Сегодня очень сильно, радикально меняется структура экономики. Появляются зеленые компании, которые выигрывают от внедрения новых технологий, и традиционные производители, которые проигрывают. Это отражается в том числе и на капитализации компаний. И я не думаю, что будет возможность сохранить привлекательность нефтегазовых активов, особенно в странах, где высока стоимость их добычи. Сегодня их роль — быть дойными коровами для акционеров, и, думаю, в ближайшее время пойдет волна сокращения субсидий на ископаемое топливо — везде, кроме России. А если возвращаться к саммиту в Глазго, то стало понятным, что точка невозврата пройдена и что климатическая повестка — это битва за выживание человечества, игра на время. Сокращение выбросов важно, но еще важнее становится поглощение метана, к примеру развитие и масштабирование лесных посадок на земле и под водой. Одного решения нет, но, если делать все сразу, возможно, вместо полного исчезновения нашего вида нам удастся сократить потери до 30% населения Земли. Это было бы не так уж плохо, если смотреть на ситуацию трезвым взглядом. Быть спойлером в такой ситуации безумие.

— Как обыкновенный человек может повлиять на изменение климата — и может ли вообще?

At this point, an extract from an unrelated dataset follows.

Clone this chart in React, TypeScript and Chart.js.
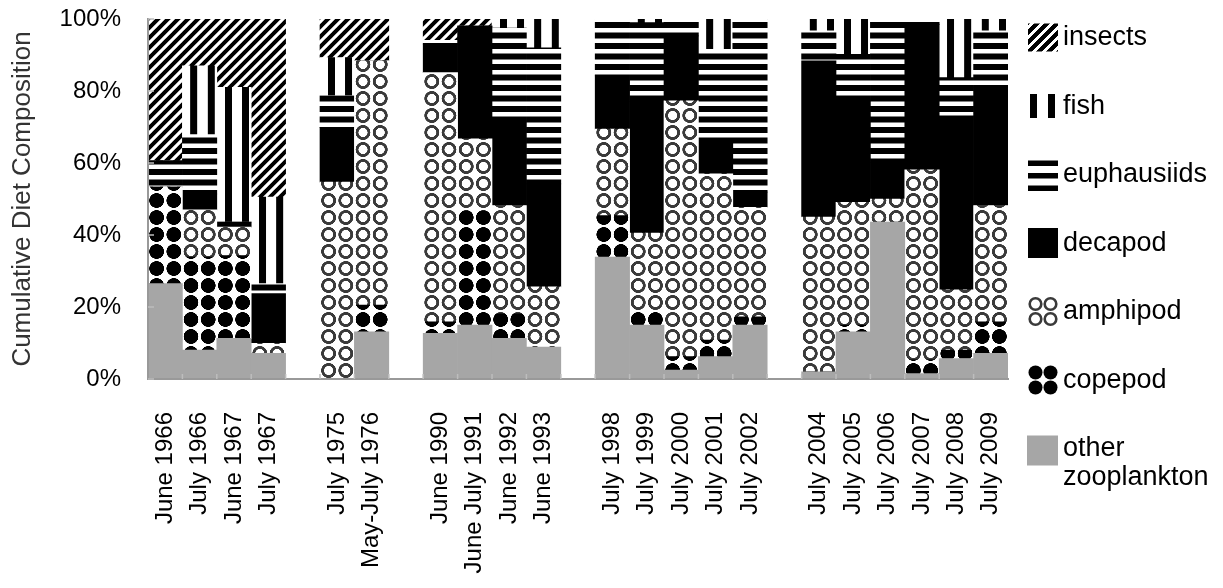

— На Западе для обыкновенного человека это все уже выглядит очевидно: снижение потребления электроэнергии, переход автомобильного транспорта на гибриды и электричество, возобновляемая энергетика, отказ от говядины и т. д. С одной стороны, европейцы экономят, потому что стоимость топлива, газа и электроэнергии высокая. С другой — сокращают объемы вредных выбросов в атмосферу. Понятно, что за водородную энергию тоже нужно платить, но она экологичная (без выбросов, если не делать водород из газа). А есть возобновляемые источники энергии — солнечная и ветряная,— за которые вообще платить не надо. Соответственно, это стимулирует инвестиции в технологии, которые окупают их развитие и внедрение.